The professional team which brought Utah a championship was not the Jazz, it was the unlikely first place win in an exciting shoot-out that had Real Salt Lake on top of the MSL. You would think that these factors would ensure Dave Checketts a sell-out season for years to come.
And now it’s World Cup season. The event that slows the rest of the globe every four years attracts viewers who suddenly wax eloquent about poor officiating and questionable off-sides calls. A mere two weeks ago, these same folks couldn’t recognize an infraction on the soccer field if they had to bet a Utah Jazz draft pick on it.
However, as much as Americans faithfully watch luge competitions, steeplechase, and curling during the Olympic games, World Cup captures the imagination of a nation whose “futbol” is played with helmets and pads. And it could be argued that World Cup soccer does as much for world peace and understanding as some diplomatic endeavors.
Understanding what someone loves can give great insight into what drives and motivates that person. For a few weeks, Americans can see the passion of the rest of the world, can join in celebrating victories of small African nations over the powerhouse teams of South America. And for the briefest of times, the U.S. can enjoy the affection reserved for underdogs.
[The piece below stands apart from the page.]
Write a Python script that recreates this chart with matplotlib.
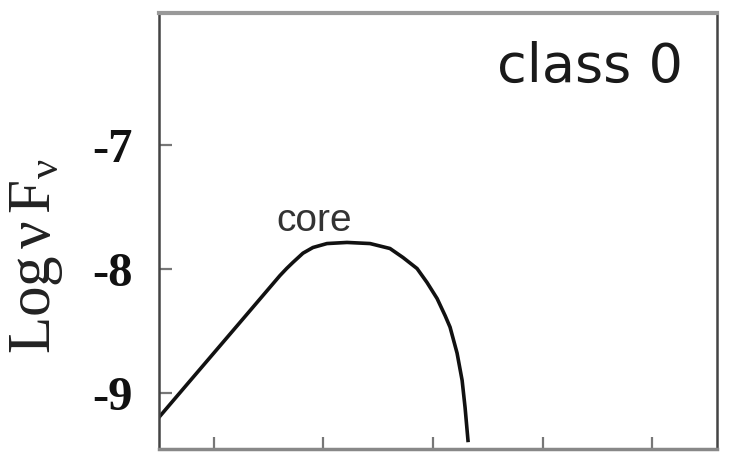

While our passion for soccer may wax and wane with the AYSO season, the opportunity to watch and cheer with the rest of the world is a nice diversion from the political posturing over Supreme Court nominees, the ugly primary season of our recent Senate campaign, and the stubborn unemployment numbers.
My son and I will long remember being in England several years ago during the World Cup. Every evening, pubs were packed with rabid fans, battery-powered TVs were standard at every newsstand on every corner and for a few hours each night, we weren’t tourists far from home – we were soccer fans and we weren’t strangers any more. We were among friends.